Many of the studies reported in the book were conducted with others. Among
Wasow's collaborators are Jennifer Arnold, Herb Clark, Jack Hawkins,
Barbara Lohse, and Adam Yarnold. Some of these studies are published
separately as journal articles (e.g., Arnold et al. 2000 and Wasow 1997).

EVALUATION

The remainder of this review is organized as follows: I begin by assessing
individual body chapters of the book in the order that Wasow presents them.
I then briefly discuss more technical things. This review ends with a few
comments about salient issues that come up more than once in the book.

Weight

Chapter 2 is entirely devoted to exploring, defining, and explaining weight
as a factor in determining the likelihood of heavy-NP shift, dative
alternation, and the separability of a verb from its particle. Weight is
also the one factor against which other factors are compared in subsequent
chapters. Wasow begins with the Principle of End Weight (p. 3, quoting
Quirk, et al. 1972): "Phrases are presented in order of increasing weight."
He then summarizes eight definitions of weight reported in the literature
(pp. 16-17). Some are categorical; others, graduated. (I discuss a few of
these below.) The syntactic definitions mostly refer to whether the nominal
contains a clause or prepositional phrase (PP) or whether there is a
postposed modifier.

While Wasow is generally dismissive of a phonological definition of weight
(about which I have more to say below), he contends that multiple factors
help to determine the order of constituents (p. 23). Much of chapter 1 is
devoted to pinning down which syntactic definition of weight is crucially
relevant: word count or arboreal complexity.

Because his corpus studies fail to decide between these two yardsticks,
Wasow designed an elicitation experiment to decide the question (pp.
32-37). I summarize that study briefly. Although similar in length, 'what
happened' and 'the situation' in a particle-verb context (e.g., 'We talked
... over' and 'We talked over ...') are different in terms of complexity;
only 'what happened' contains a clause. Analogous contexts using dative
alternation and heavy-NP shift were also considered. For all three of these
constructions, based on subjects' responses using four-point acceptability
scales, Wasow finds that participants were more likely to rate sentences as
acceptable if NPs with internal complexity appeared later in the clause
(e.g., after both the verb and particle: 'We talked over what happened'),
whereas NPs without such complexity didn't have to be postposed to be as
acceptable (e.g., 'We talked the situation over'). That is, NP-internal
complexity is a factor--independent of the number of words in the NP.
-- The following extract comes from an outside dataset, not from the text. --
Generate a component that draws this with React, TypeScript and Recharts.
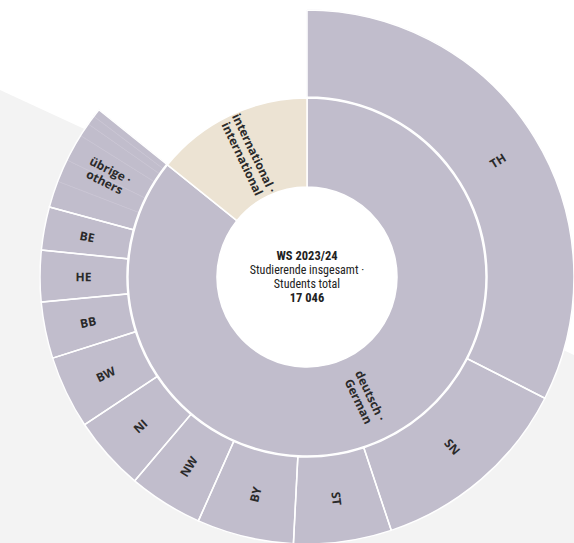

Using a corpus study, Wasow also shows that PP-internal NPs statistically
are neither more nor less likely to affect the order in a verb-particle
construction than NPs of the same length without internal PPs. At this
point, I think Wasow criticizes Chomsky somewhat unfairly, suggesting that
"Chomsky was wrong about particle position being sensitive to complexity
rather than length" (p. 40), apparently referring to the following passage:

"It is interesting to note that it is apparently not the length in words of
the object that determines the naturalness [...]. Thus 'they brought all
the leaders of the riot in' seems more natural than 'they brought the man I
saw in.' The latter, though shorter, is more complex..." [pp. 15-16,
quoting Chomsky 1975:477]

Nothing in this quotation (not all of which I repeat here) even implies
that an internal PP increases a nominal expression's complexity. In this
sense, Chomsky appears to follow the definition proposed by Ross 1967,
which refers only to NP-internal clauses (p. 16). Wasow is thus pinning the
blame on the wrong theorist; it is Emonds (1976:112) who allows for PPs as
well as clauses in his definition of complex NPs. Still, on the following
page, in connection with dative alternation, Wasow credits Chomsky (as well
as Hawkins 1994) with having observed that structural complexity, not just
length, is relevant.

Wasow concludes that "any weight definition must be graduated, rather than
categorical." He adds that "an explanation of weight effects must take into
account the relative weights of constituents" (p. 57).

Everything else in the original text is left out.